_Goal_: Return verbatim everything from the first line through the line that contains "var yTicks = [1.0, 0.5, 0.0, -0.5, -1.0];", and stop there.
+++
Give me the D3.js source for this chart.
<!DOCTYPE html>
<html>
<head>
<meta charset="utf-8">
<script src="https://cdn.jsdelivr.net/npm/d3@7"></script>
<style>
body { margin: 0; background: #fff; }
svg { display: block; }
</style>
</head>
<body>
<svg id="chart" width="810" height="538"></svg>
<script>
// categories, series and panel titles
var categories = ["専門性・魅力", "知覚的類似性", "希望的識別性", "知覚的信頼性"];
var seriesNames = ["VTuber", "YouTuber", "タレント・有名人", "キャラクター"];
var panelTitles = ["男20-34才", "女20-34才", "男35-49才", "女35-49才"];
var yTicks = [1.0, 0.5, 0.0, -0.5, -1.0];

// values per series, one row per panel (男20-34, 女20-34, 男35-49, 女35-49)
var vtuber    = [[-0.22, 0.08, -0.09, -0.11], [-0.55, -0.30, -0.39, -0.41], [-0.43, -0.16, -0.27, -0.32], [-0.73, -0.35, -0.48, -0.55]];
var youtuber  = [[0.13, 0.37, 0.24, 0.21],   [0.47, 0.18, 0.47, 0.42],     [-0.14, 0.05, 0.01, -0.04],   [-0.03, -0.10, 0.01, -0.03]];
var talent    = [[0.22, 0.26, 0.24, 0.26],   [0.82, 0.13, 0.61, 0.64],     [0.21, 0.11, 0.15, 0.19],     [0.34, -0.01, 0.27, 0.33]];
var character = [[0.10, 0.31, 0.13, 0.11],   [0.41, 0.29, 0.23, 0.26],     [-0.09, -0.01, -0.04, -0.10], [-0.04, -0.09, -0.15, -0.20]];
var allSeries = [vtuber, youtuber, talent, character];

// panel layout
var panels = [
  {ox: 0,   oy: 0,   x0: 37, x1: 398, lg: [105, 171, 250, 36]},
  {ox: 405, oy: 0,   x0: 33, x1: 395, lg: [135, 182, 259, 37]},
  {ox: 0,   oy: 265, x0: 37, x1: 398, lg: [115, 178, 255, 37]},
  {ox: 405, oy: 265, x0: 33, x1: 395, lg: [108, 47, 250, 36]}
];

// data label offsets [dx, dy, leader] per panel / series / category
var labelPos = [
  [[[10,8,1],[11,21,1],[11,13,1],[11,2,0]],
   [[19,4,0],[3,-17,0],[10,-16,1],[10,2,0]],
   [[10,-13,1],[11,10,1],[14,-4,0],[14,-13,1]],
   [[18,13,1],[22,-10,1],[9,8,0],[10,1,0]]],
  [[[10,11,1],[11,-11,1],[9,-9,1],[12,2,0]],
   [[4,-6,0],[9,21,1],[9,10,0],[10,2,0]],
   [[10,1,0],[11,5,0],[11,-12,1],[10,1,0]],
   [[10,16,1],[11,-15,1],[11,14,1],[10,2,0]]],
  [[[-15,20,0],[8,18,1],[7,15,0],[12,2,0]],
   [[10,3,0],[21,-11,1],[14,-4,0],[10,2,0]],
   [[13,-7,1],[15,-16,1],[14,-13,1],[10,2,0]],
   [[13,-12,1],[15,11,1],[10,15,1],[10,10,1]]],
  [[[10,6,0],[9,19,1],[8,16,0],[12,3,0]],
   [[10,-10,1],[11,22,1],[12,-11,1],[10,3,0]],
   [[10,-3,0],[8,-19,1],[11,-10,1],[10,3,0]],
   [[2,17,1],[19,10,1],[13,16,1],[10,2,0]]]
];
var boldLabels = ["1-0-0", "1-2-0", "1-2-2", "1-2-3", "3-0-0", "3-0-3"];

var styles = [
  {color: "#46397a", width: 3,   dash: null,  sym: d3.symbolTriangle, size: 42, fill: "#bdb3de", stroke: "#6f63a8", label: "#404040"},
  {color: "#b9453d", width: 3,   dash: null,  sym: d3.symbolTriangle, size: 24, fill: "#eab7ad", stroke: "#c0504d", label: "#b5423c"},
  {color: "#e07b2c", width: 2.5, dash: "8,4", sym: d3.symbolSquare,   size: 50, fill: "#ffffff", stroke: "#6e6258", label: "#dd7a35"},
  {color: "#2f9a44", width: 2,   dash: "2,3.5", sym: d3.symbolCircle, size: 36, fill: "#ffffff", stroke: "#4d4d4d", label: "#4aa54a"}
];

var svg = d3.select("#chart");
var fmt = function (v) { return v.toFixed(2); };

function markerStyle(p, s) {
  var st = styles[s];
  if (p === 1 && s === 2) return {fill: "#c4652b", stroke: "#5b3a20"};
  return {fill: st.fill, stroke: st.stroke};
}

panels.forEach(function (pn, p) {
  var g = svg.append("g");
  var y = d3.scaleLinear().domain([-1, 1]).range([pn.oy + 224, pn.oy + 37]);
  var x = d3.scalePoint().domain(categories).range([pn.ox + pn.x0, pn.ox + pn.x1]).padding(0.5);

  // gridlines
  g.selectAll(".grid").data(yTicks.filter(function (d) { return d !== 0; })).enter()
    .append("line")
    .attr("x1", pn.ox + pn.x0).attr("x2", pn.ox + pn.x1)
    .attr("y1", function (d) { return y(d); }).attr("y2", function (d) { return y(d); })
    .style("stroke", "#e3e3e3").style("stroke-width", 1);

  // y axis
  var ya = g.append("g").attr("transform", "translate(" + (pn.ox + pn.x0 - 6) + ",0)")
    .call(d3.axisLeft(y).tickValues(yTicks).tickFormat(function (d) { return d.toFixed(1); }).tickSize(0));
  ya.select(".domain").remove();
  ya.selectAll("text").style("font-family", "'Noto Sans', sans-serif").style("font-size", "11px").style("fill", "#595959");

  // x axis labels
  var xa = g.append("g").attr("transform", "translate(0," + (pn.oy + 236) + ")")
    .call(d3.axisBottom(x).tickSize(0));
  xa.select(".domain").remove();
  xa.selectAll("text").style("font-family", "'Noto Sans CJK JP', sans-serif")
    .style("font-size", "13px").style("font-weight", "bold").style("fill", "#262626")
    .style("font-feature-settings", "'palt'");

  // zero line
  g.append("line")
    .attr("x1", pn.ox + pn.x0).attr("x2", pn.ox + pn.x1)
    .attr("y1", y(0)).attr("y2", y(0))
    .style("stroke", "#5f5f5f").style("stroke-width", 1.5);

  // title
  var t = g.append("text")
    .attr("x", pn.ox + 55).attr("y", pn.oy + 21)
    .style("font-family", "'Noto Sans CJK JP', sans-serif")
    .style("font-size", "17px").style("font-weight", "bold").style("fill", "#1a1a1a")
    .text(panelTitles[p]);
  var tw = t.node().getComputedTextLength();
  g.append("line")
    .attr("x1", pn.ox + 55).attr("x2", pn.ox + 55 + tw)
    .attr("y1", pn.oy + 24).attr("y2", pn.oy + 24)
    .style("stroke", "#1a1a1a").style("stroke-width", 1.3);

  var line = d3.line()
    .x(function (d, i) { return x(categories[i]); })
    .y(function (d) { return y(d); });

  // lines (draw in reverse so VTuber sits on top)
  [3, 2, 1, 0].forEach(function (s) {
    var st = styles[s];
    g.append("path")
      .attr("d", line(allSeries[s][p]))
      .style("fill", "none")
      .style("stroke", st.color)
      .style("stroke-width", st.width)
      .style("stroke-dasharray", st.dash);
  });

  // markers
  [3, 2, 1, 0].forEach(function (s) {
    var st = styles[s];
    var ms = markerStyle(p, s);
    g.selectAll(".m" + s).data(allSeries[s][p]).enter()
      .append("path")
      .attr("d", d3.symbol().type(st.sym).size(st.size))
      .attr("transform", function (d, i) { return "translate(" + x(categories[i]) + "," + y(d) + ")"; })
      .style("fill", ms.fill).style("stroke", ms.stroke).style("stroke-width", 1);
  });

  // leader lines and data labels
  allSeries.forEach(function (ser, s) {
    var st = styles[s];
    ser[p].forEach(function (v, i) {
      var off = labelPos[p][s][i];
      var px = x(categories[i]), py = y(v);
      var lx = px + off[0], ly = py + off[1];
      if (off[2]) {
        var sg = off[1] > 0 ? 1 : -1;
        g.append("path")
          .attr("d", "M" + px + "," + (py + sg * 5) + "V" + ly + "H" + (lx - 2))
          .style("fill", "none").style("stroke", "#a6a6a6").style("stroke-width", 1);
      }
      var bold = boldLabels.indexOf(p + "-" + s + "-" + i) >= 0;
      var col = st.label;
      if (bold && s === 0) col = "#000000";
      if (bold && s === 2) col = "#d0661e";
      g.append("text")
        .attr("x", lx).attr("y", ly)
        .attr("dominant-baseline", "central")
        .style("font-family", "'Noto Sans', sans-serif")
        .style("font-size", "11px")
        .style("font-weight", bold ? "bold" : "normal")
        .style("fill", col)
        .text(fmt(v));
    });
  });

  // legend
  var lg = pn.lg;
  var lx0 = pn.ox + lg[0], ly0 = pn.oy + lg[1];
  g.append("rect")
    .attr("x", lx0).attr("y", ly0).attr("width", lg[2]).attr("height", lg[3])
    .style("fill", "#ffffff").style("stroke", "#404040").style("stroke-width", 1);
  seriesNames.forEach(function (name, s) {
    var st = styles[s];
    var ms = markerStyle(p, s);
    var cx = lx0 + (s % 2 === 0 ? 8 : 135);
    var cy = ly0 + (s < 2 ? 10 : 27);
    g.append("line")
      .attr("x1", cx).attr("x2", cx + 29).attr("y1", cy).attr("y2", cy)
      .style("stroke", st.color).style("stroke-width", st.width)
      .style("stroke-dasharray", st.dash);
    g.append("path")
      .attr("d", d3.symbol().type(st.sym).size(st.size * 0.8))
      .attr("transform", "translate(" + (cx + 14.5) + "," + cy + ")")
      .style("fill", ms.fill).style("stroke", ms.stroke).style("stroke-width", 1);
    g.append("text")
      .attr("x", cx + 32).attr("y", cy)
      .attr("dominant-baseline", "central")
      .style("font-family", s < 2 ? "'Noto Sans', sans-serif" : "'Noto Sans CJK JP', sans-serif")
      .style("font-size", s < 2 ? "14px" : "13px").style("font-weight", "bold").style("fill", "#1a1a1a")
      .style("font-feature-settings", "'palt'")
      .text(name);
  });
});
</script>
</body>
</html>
+++
_Response to the task_:
Give me the D3.js source for this chart.
<!DOCTYPE html>
<html>
<head>
<meta charset="utf-8">
<script src="https://cdn.jsdelivr.net/npm/d3@7"></script>
<style>
body { margin: 0; background: #fff; }
svg { display: block; }
</style>
</head>
<body>
<svg id="chart" width="810" height="538"></svg>
<script>
// categories, series and panel titles
var categories = ["専門性・魅力", "知覚的類似性", "希望的識別性", "知覚的信頼性"];
var seriesNames = ["VTuber", "YouTuber", "タレント・有名人", "キャラクター"];
var panelTitles = ["男20-34才", "女20-34才", "男35-49才", "女35-49才"];
var yTicks = [1.0, 0.5, 0.0, -0.5, -1.0];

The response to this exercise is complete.